Given request — The records that follow are to be transcribed in full, without their images.

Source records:
○ ○ ○ ○ ○
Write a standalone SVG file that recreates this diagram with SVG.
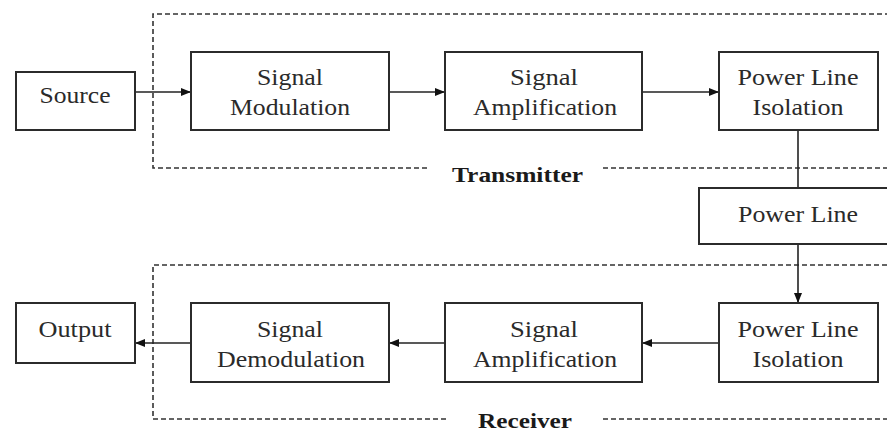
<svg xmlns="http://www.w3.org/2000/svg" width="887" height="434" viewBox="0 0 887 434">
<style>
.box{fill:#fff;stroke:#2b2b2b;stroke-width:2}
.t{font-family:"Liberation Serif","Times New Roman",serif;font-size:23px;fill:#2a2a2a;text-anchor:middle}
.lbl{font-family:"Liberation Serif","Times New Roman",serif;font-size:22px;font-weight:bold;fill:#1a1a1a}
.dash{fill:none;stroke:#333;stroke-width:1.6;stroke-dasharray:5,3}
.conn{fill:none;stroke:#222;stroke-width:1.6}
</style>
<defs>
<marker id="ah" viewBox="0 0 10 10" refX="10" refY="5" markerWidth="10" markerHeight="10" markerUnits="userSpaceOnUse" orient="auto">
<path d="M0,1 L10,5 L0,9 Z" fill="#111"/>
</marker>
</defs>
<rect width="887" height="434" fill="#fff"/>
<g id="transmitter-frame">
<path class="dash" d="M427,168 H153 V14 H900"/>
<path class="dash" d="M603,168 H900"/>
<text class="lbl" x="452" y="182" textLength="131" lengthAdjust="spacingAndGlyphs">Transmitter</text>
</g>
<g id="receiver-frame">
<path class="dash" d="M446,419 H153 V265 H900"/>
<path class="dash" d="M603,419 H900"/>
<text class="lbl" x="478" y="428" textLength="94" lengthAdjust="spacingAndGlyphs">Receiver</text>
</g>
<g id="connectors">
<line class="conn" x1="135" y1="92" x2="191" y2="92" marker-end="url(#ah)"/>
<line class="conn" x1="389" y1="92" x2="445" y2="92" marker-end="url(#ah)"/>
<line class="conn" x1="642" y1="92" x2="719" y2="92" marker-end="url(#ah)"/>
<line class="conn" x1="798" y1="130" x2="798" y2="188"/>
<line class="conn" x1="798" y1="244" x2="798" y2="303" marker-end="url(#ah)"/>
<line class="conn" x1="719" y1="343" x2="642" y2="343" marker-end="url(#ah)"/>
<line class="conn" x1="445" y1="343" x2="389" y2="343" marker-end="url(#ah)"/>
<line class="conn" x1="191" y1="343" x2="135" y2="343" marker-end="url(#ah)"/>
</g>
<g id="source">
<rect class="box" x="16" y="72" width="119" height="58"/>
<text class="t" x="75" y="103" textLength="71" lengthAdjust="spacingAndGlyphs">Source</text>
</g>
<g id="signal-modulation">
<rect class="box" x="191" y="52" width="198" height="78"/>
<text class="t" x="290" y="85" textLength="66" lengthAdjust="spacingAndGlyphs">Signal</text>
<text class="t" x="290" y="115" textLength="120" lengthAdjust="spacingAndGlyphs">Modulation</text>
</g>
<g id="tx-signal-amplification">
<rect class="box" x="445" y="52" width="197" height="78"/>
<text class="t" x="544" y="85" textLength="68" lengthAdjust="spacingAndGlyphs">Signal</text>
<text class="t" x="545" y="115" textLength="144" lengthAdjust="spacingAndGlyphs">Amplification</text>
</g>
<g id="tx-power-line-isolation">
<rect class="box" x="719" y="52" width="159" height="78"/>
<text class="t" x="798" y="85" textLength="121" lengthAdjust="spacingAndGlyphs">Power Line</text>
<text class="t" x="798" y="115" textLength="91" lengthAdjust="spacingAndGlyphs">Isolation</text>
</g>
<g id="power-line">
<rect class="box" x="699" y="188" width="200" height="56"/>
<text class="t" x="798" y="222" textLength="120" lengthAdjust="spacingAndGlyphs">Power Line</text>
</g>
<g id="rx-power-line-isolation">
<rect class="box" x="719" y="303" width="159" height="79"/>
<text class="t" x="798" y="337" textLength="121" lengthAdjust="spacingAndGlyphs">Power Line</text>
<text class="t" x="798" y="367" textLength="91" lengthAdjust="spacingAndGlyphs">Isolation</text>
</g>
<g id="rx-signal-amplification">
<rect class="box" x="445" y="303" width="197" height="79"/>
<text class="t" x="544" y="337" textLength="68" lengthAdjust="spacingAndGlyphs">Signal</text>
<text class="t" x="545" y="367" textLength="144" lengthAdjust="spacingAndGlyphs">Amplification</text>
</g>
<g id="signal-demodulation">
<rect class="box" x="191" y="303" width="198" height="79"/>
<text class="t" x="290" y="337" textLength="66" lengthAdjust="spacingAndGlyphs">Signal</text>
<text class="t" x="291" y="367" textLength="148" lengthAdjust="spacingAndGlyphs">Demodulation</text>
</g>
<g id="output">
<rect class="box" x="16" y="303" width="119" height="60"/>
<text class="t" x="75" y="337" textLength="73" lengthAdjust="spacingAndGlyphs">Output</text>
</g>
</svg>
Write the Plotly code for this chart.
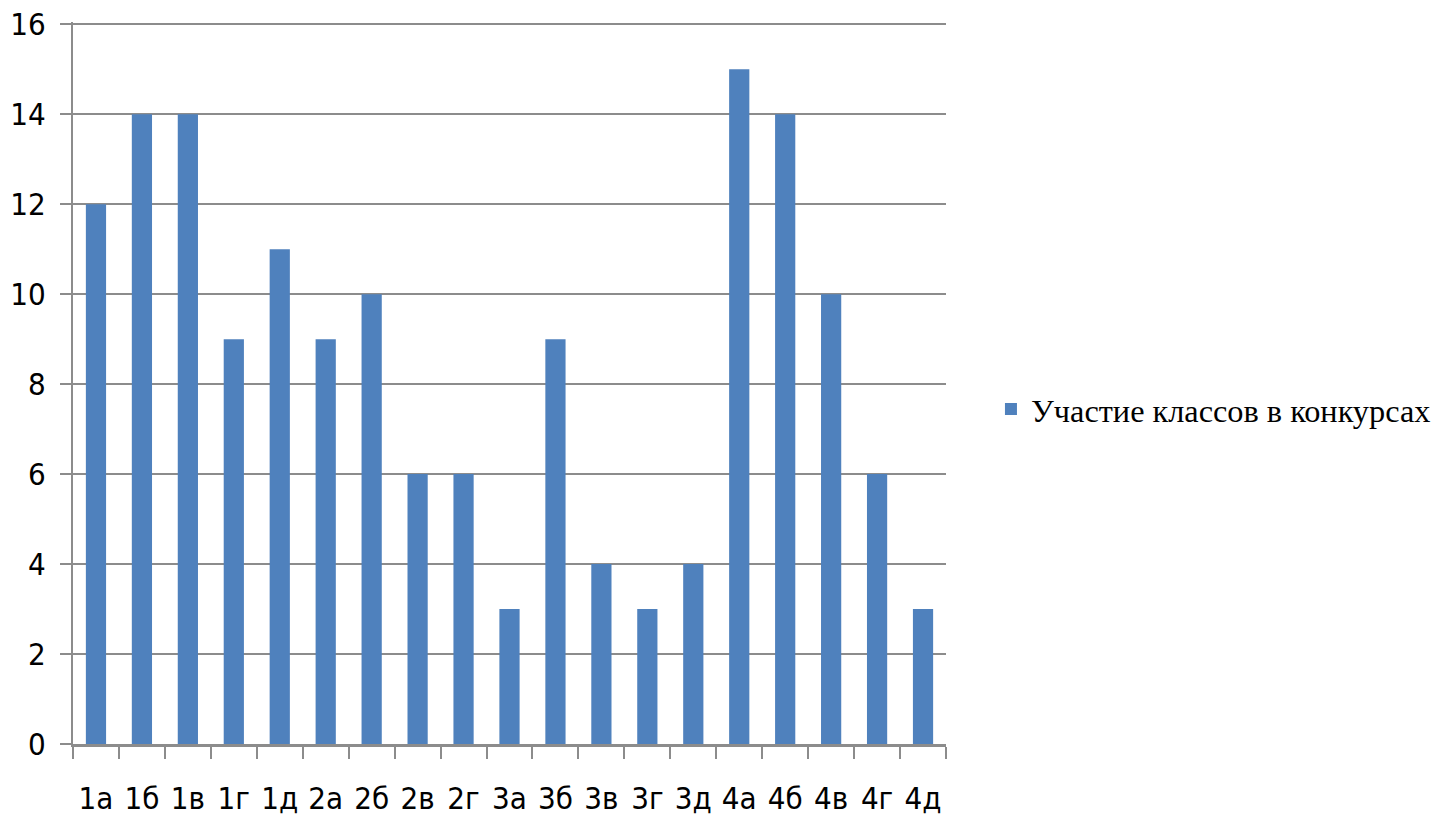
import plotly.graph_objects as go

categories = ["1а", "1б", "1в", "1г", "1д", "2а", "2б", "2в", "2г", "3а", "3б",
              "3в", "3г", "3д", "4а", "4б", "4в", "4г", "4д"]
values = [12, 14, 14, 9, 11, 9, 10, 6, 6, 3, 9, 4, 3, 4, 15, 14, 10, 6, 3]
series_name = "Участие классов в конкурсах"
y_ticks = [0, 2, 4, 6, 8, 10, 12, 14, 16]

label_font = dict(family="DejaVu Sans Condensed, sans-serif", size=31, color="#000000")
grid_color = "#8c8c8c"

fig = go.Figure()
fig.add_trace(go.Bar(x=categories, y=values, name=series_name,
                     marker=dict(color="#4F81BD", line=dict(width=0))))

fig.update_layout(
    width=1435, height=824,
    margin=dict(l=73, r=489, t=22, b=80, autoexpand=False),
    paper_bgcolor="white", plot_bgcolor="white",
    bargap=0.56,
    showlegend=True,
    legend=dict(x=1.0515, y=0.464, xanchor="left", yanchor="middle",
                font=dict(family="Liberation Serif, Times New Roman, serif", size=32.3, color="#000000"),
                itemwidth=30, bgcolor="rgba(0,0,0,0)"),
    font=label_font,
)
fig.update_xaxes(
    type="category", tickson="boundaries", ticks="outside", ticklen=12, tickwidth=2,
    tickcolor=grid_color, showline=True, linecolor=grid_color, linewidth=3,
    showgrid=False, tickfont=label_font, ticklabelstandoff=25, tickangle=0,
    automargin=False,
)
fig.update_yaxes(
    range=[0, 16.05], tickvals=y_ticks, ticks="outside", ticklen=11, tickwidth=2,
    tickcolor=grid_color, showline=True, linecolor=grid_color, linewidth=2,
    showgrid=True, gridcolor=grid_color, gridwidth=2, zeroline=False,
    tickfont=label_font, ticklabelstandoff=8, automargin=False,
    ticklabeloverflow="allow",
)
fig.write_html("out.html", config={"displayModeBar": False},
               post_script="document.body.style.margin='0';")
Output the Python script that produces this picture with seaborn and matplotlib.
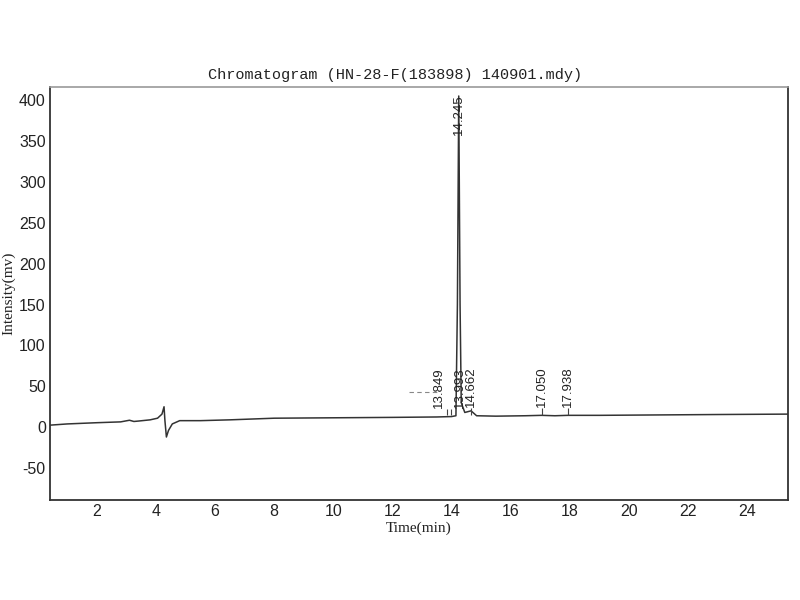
○ ○ ○ ○ ○
Answer to this task —
Write a standalone SVG file that recreates this diagram with SVG.
<svg xmlns="http://www.w3.org/2000/svg" width="887" height="434" viewBox="0 0 887 434">
<style>
.box{fill:#fff;stroke:#2b2b2b;stroke-width:2}
.t{font-family:"Liberation Serif","Times New Roman",serif;font-size:23px;fill:#2a2a2a;text-anchor:middle}
.lbl{font-family:"Liberation Serif","Times New Roman",serif;font-size:22px;font-weight:bold;fill:#1a1a1a}
.dash{fill:none;stroke:#333;stroke-width:1.6;stroke-dasharray:5,3}
.conn{fill:none;stroke:#222;stroke-width:1.6}
</style>
<defs>
<marker id="ah" viewBox="0 0 10 10" refX="10" refY="5" markerWidth="10" markerHeight="10" markerUnits="userSpaceOnUse" orient="auto">
<path d="M0,1 L10,5 L0,9 Z" fill="#111"/>
</marker>
</defs>
<rect width="887" height="434" fill="#fff"/>
<g id="transmitter-frame">
<path class="dash" d="M427,168 H153 V14 H900"/>
<path class="dash" d="M603,168 H900"/>
<text class="lbl" x="452" y="182" textLength="131" lengthAdjust="spacingAndGlyphs">Transmitter</text>
</g>
<g id="receiver-frame">
<path class="dash" d="M446,419 H153 V265 H900"/>
<path class="dash" d="M603,419 H900"/>
<text class="lbl" x="478" y="428" textLength="94" lengthAdjust="spacingAndGlyphs">Receiver</text>
</g>
<g id="connectors">
<line class="conn" x1="135" y1="92" x2="191" y2="92" marker-end="url(#ah)"/>
<line class="conn" x1="389" y1="92" x2="445" y2="92" marker-end="url(#ah)"/>
<line class="conn" x1="642" y1="92" x2="719" y2="92" marker-end="url(#ah)"/>
<line class="conn" x1="798" y1="130" x2="798" y2="188"/>
<line class="conn" x1="798" y1="244" x2="798" y2="303" marker-end="url(#ah)"/>
<line class="conn" x1="719" y1="343" x2="642" y2="343" marker-end="url(#ah)"/>
<line class="conn" x1="445" y1="343" x2="389" y2="343" marker-end="url(#ah)"/>
<line class="conn" x1="191" y1="343" x2="135" y2="343" marker-end="url(#ah)"/>
</g>
<g id="source">
<rect class="box" x="16" y="72" width="119" height="58"/>
<text class="t" x="75" y="103" textLength="71" lengthAdjust="spacingAndGlyphs">Source</text>
</g>
<g id="signal-modulation">
<rect class="box" x="191" y="52" width="198" height="78"/>
<text class="t" x="290" y="85" textLength="66" lengthAdjust="spacingAndGlyphs">Signal</text>
<text class="t" x="290" y="115" textLength="120" lengthAdjust="spacingAndGlyphs">Modulation</text>
</g>
<g id="tx-signal-amplification">
<rect class="box" x="445" y="52" width="197" height="78"/>
<text class="t" x="544" y="85" textLength="68" lengthAdjust="spacingAndGlyphs">Signal</text>
<text class="t" x="545" y="115" textLength="144" lengthAdjust="spacingAndGlyphs">Amplification</text>
</g>
<g id="tx-power-line-isolation">
<rect class="box" x="719" y="52" width="159" height="78"/>
<text class="t" x="798" y="85" textLength="121" lengthAdjust="spacingAndGlyphs">Power Line</text>
<text class="t" x="798" y="115" textLength="91" lengthAdjust="spacingAndGlyphs">Isolation</text>
</g>
<g id="power-line">
<rect class="box" x="699" y="188" width="200" height="56"/>
<text class="t" x="798" y="222" textLength="120" lengthAdjust="spacingAndGlyphs">Power Line</text>
</g>
<g id="rx-power-line-isolation">
<rect class="box" x="719" y="303" width="159" height="79"/>
<text class="t" x="798" y="337" textLength="121" lengthAdjust="spacingAndGlyphs">Power Line</text>
<text class="t" x="798" y="367" textLength="91" lengthAdjust="spacingAndGlyphs">Isolation</text>
</g>
<g id="rx-signal-amplification">
<rect class="box" x="445" y="303" width="197" height="79"/>
<text class="t" x="544" y="337" textLength="68" lengthAdjust="spacingAndGlyphs">Signal</text>
<text class="t" x="545" y="367" textLength="144" lengthAdjust="spacingAndGlyphs">Amplification</text>
</g>
<g id="signal-demodulation">
<rect class="box" x="191" y="303" width="198" height="79"/>
<text class="t" x="290" y="337" textLength="66" lengthAdjust="spacingAndGlyphs">Signal</text>
<text class="t" x="291" y="367" textLength="148" lengthAdjust="spacingAndGlyphs">Demodulation</text>
</g>
<g id="output">
<rect class="box" x="16" y="303" width="119" height="60"/>
<text class="t" x="75" y="337" textLength="73" lengthAdjust="spacingAndGlyphs">Output</text>
</g>
</svg>
Write the Plotly code for this chart.
import plotly.graph_objects as go

categories = ["1а", "1б", "1в", "1г", "1д", "2а", "2б", "2в", "2г", "3а", "3б",
              "3в", "3г", "3д", "4а", "4б", "4в", "4г", "4д"]
values = [12, 14, 14, 9, 11, 9, 10, 6, 6, 3, 9, 4, 3, 4, 15, 14, 10, 6, 3]
series_name = "Участие классов в конкурсах"
y_ticks = [0, 2, 4, 6, 8, 10, 12, 14, 16]

label_font = dict(family="DejaVu Sans Condensed, sans-serif", size=31, color="#000000")
grid_color = "#8c8c8c"

fig = go.Figure()
fig.add_trace(go.Bar(x=categories, y=values, name=series_name,
                     marker=dict(color="#4F81BD", line=dict(width=0))))

fig.update_layout(
    width=1435, height=824,
    margin=dict(l=73, r=489, t=22, b=80, autoexpand=False),
    paper_bgcolor="white", plot_bgcolor="white",
    bargap=0.56,
    showlegend=True,
    legend=dict(x=1.0515, y=0.464, xanchor="left", yanchor="middle",
                font=dict(family="Liberation Serif, Times New Roman, serif", size=32.3, color="#000000"),
                itemwidth=30, bgcolor="rgba(0,0,0,0)"),
    font=label_font,
)
fig.update_xaxes(
    type="category", tickson="boundaries", ticks="outside", ticklen=12, tickwidth=2,
    tickcolor=grid_color, showline=True, linecolor=grid_color, linewidth=3,
    showgrid=False, tickfont=label_font, ticklabelstandoff=25, tickangle=0,
    automargin=False,
)
fig.update_yaxes(
    range=[0, 16.05], tickvals=y_ticks, ticks="outside", ticklen=11, tickwidth=2,
    tickcolor=grid_color, showline=True, linecolor=grid_color, linewidth=2,
    showgrid=True, gridcolor=grid_color, gridwidth=2, zeroline=False,
    tickfont=label_font, ticklabelstandoff=8, automargin=False,
    ticklabeloverflow="allow",
)
fig.write_html("out.html", config={"displayModeBar": False},
               post_script="document.body.style.margin='0';")
Output the Python script that produces this picture with seaborn and matplotlib.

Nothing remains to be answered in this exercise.